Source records
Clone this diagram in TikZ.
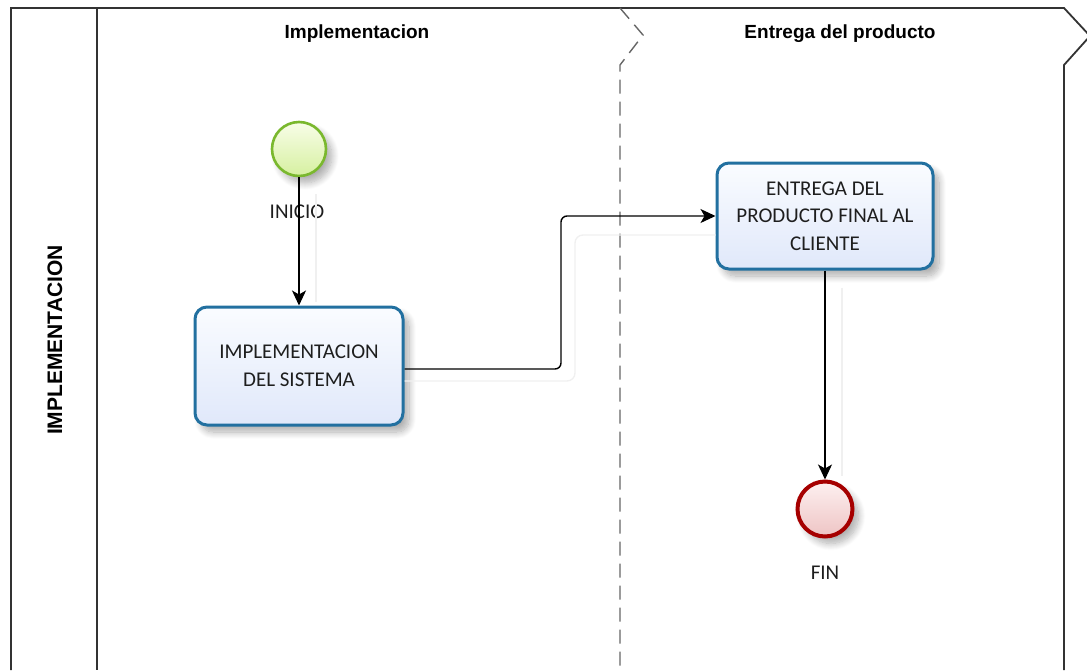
\documentclass[tikz,border=0pt]{standalone}
\usepackage{fontspec}
\setmainfont{Carlito}
\newfontfamily\headfont{Liberation Sans}
\usetikzlibrary{arrows.meta,shadows.blur}

\definecolor{taskedge}{RGB}{34,112,160}
\definecolor{tasktop}{RGB}{250,252,255}
\definecolor{taskbot}{RGB}{224,232,250}
\definecolor{startedge}{RGB}{122,184,46}
\definecolor{starttop}{RGB}{248,253,232}
\definecolor{startbot}{RGB}{214,240,160}
\definecolor{endedge}{RGB}{166,0,0}
\definecolor{endtop}{RGB}{253,240,240}
\definecolor{endbot}{RGB}{238,196,196}
\definecolor{inktext}{RGB}{30,30,30}

\begin{document}
\begin{tikzpicture}[x=1pt,y=-1pt,
  poolline/.style={draw=black!80, line width=1.8pt, line join=miter},
  lanesep/.style={draw=black!60, line width=1.4pt, dash pattern=on 14pt off 8pt},
  header/.style={font=\headfont\bfseries\fontsize{19}{22}\selectfont},
  soft/.style={blur shadow={shadow xshift=6pt, shadow yshift=-7pt, shadow blur steps=10, shadow opacity=32, shadow blur radius=7pt}},
  taskbox/.style={soft, draw=taskedge, line width=3pt, rounded corners=12pt,
    top color=tasktop, bottom color=taskbot, align=center, text=inktext,
    font=\fontsize{21}{27.5}\selectfont},
  startev/.style={soft, circle, draw=startedge, line width=2.6pt, minimum size=54pt,
    inner sep=0pt, top color=starttop, bottom color=startbot},
  endev/.style={soft, circle, draw=endedge, line width=4pt, minimum size=55pt,
    inner sep=0pt, top color=endtop, bottom color=endbot},
  evlabel/.style={font=\fontsize{21}{24}\selectfont, text=inktext},
  flow/.style={draw=black, line width=1.4pt, -{Stealth[length=15pt, width=14pt, inset=4pt]}},
  flowshade/.style={draw=black!6, line width=1.4pt}
]
\useasboundingbox (0,0) rectangle (1087,670);

% pool frame with the lane header column
\draw[poolline] (11,670) -- (11,8) -- (1064,8) -- (1090,36) -- (1064,65) -- (1064,670);
\draw[poolline] (97,8) -- (97,670);

% separator between the two phases
\draw[lanesep] (620,8) -- (643,35) -- (620,65) -- (620,670);

% headers
\node[header] (h1) at (357,34) {Implementacion};
\node[header] (h2) at (840,34) {Entrega del producto};
\node[header, rotate=90, font=\headfont\bfseries\fontsize{21}{24}\selectfont] (lane) at (55,340) {IMPLEMENTACION};

% bend points of the middle flow and of its faint shadow
\coordinate (bend) at (561,290);
\coordinate (bendsh) at (575,300);

% events and tasks
\node[startev] (start) at (299,149) {};
\node[evlabel] (startlbl) at (297,212) {INICIO};
\node[taskbox, minimum width=208pt, minimum height=118pt] (t1) at (299,366)
  {IMPLEMENTACION\\DEL SISTEMA};
\node[taskbox, minimum width=216pt, minimum height=106pt] (t2) at (825,216)
  {ENTREGA DEL\\PRODUCTO FINAL AL\\CLIENTE};
\node[endev] (fin) at (825,509) {};
\node[evlabel] (finlbl) at (825,573) {FIN};

% faint shadows of the sequence flows
\draw[flowshade] ([shift={(17,17)}]start.south) -- ([shift={(17,-4)}]t1.north);
\draw[flowshade, rounded corners=8pt] ([shift={(0,15)}]t1.east) -| (bendsh) |- ([shift={(0,19)}]t2.west);
\draw[flowshade] ([shift={(17,17)}]t2.south) -- ([shift={(17,-4)}]fin.north);

% sequence flows
\draw[flow] (start) -- (t1);
\draw[flow, rounded corners=6pt] ([yshift=-3pt]t1.east) -| (bend) |- (t2.west);
\draw[flow] (t2) -- (fin);
\end{tikzpicture}
\end{document}
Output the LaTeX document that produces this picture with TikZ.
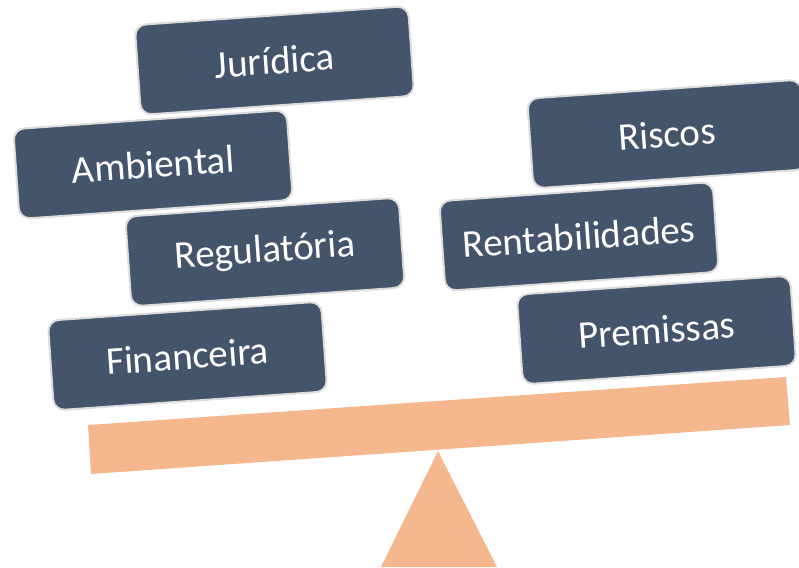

### YOUR OBJECTIVE
The records above are to be restated exactly, without their pictures.

### FINAL RESULT
Clone this diagram in TikZ.
\documentclass[tikz,border=0pt]{standalone}
\usepackage{fontspec}
\setmainfont{Carlito}
\newfontfamily\headfont{Liberation Sans}
\usetikzlibrary{arrows.meta,shadows.blur}

\definecolor{taskedge}{RGB}{34,112,160}
\definecolor{tasktop}{RGB}{250,252,255}
\definecolor{taskbot}{RGB}{224,232,250}
\definecolor{startedge}{RGB}{122,184,46}
\definecolor{starttop}{RGB}{248,253,232}
\definecolor{startbot}{RGB}{214,240,160}
\definecolor{endedge}{RGB}{166,0,0}
\definecolor{endtop}{RGB}{253,240,240}
\definecolor{endbot}{RGB}{238,196,196}
\definecolor{inktext}{RGB}{30,30,30}

\begin{document}
\begin{tikzpicture}[x=1pt,y=-1pt,
  poolline/.style={draw=black!80, line width=1.8pt, line join=miter},
  lanesep/.style={draw=black!60, line width=1.4pt, dash pattern=on 14pt off 8pt},
  header/.style={font=\headfont\bfseries\fontsize{19}{22}\selectfont},
  soft/.style={blur shadow={shadow xshift=6pt, shadow yshift=-7pt, shadow blur steps=10, shadow opacity=32, shadow blur radius=7pt}},
  taskbox/.style={soft, draw=taskedge, line width=3pt, rounded corners=12pt,
    top color=tasktop, bottom color=taskbot, align=center, text=inktext,
    font=\fontsize{21}{27.5}\selectfont},
  startev/.style={soft, circle, draw=startedge, line width=2.6pt, minimum size=54pt,
    inner sep=0pt, top color=starttop, bottom color=startbot},
  endev/.style={soft, circle, draw=endedge, line width=4pt, minimum size=55pt,
    inner sep=0pt, top color=endtop, bottom color=endbot},
  evlabel/.style={font=\fontsize{21}{24}\selectfont, text=inktext},
  flow/.style={draw=black, line width=1.4pt, -{Stealth[length=15pt, width=14pt, inset=4pt]}},
  flowshade/.style={draw=black!6, line width=1.4pt}
]
\useasboundingbox (0,0) rectangle (1087,670);

% pool frame with the lane header column
\draw[poolline] (11,670) -- (11,8) -- (1064,8) -- (1090,36) -- (1064,65) -- (1064,670);
\draw[poolline] (97,8) -- (97,670);

% separator between the two phases
\draw[lanesep] (620,8) -- (643,35) -- (620,65) -- (620,670);

% headers
\node[header] (h1) at (357,34) {Implementacion};
\node[header] (h2) at (840,34) {Entrega del producto};
\node[header, rotate=90, font=\headfont\bfseries\fontsize{21}{24}\selectfont] (lane) at (55,340) {IMPLEMENTACION};

% bend points of the middle flow and of its faint shadow
\coordinate (bend) at (561,290);
\coordinate (bendsh) at (575,300);

% events and tasks
\node[startev] (start) at (299,149) {};
\node[evlabel] (startlbl) at (297,212) {INICIO};
\node[taskbox, minimum width=208pt, minimum height=118pt] (t1) at (299,366)
  {IMPLEMENTACION\\DEL SISTEMA};
\node[taskbox, minimum width=216pt, minimum height=106pt] (t2) at (825,216)
  {ENTREGA DEL\\PRODUCTO FINAL AL\\CLIENTE};
\node[endev] (fin) at (825,509) {};
\node[evlabel] (finlbl) at (825,573) {FIN};

% faint shadows of the sequence flows
\draw[flowshade] ([shift={(17,17)}]start.south) -- ([shift={(17,-4)}]t1.north);
\draw[flowshade, rounded corners=8pt] ([shift={(0,15)}]t1.east) -| (bendsh) |- ([shift={(0,19)}]t2.west);
\draw[flowshade] ([shift={(17,17)}]t2.south) -- ([shift={(17,-4)}]fin.north);

% sequence flows
\draw[flow] (start) -- (t1);
\draw[flow, rounded corners=6pt] ([yshift=-3pt]t1.east) -| (bend) |- (t2.west);
\draw[flow] (t2) -- (fin);
\end{tikzpicture}
\end{document}
Output the LaTeX document that produces this picture with TikZ.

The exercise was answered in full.